Summary of this article
Sebi has amended SGF requirement norms to reduce burden on clearing corporations
The action aims to promote ease of doing business in commodity derivatives trading
The Securities and Exchange Board of India (Sebi) has amended the rules of the settlement guarantee fund (SGF) on the commodity derivatives segment for clearing corporations. The action is aimed towards facilitating ease of business while maintaining safeguards on risk management.
Sebi, in a circular dated March 16, said that the revision in rules was made after receiving representations from market participants and feedback from public consultation. The changes will now require clearing corporations to conduct stress tests, assuming the simultaneous default of at least three clearing members and calculate credit exposure.
Under the earlier framework, clearing corporations were required to calculate credit exposure only out of two clearing members in each stress test scenario. Clearing corporations also had to consider 50 per cent of the credit exposure arising from the simultaneous default of all clearing members. This provision was removed in the new framework.
“For each of the scenarios in Part A, Clearing Corporations shall calculate the credit exposure due to simultaneous default of at least 3 clearing members (and their associates) causing the highest credit exposure,” the circular said.
SGF is a safety buffer maintained by the clearing corporations in order to ensure that trades are settled even if there is a default on the part of a member. These stress tests help in determining whether the fund has enough resources to manage extreme market volatility and situations. The SGF fund serves as a key risk mitigation framework, which provides investors protection against any potential settlement failures in commodity derivatives trades.
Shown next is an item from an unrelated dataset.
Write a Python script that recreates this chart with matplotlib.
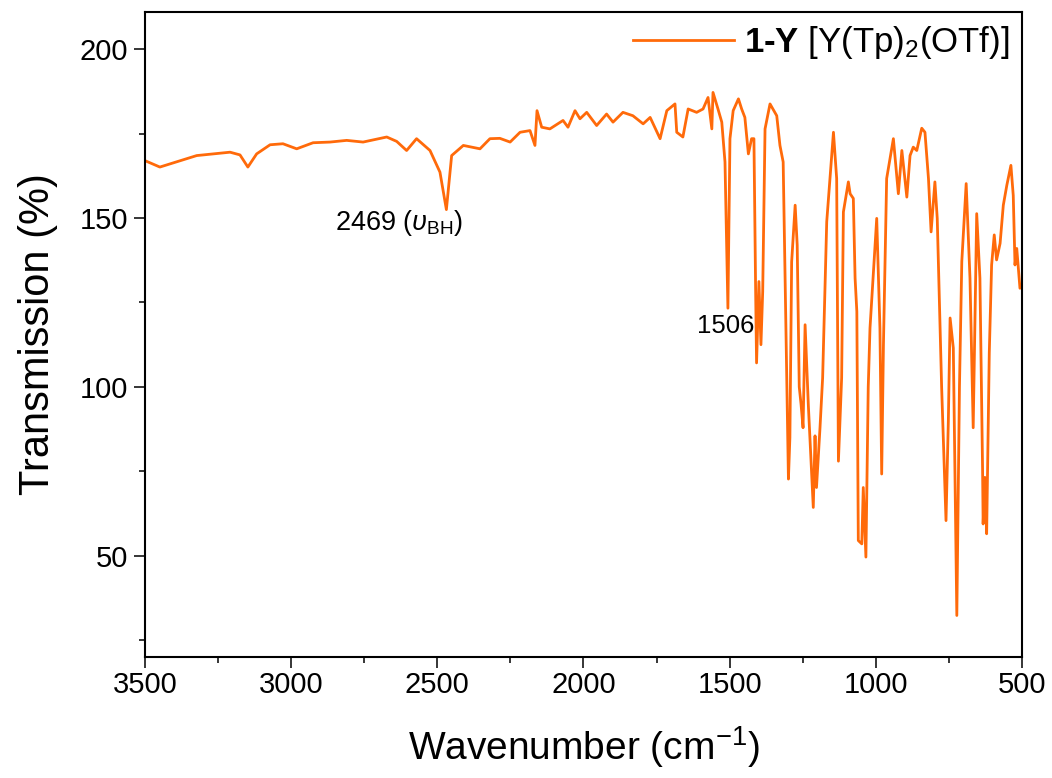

Sebi has also included a new provision regarding SGF rules, which allows the market regulator to exempt or provide relaxations from the strict enforcement of such rules on a case-by-case basis. Sebi said that such relaxations may be provided after considering market conditions, strength of the risk management frameworks, and broader investor protection objectives.
“Such exemptions may be considered after taking into account the prevailing market conditions, the adequacy of applicable risk management framework and keeping in view the overall objective of investor protection,” Sebi said.
The changes announced by Sebi could potentially reduce the size of settlement guarantee funds that are required to be maintained by clearing corporations. This could also help clear corporations and members in lowering their capital burden contributed to these guarantee funds. The changes came into effect immediately.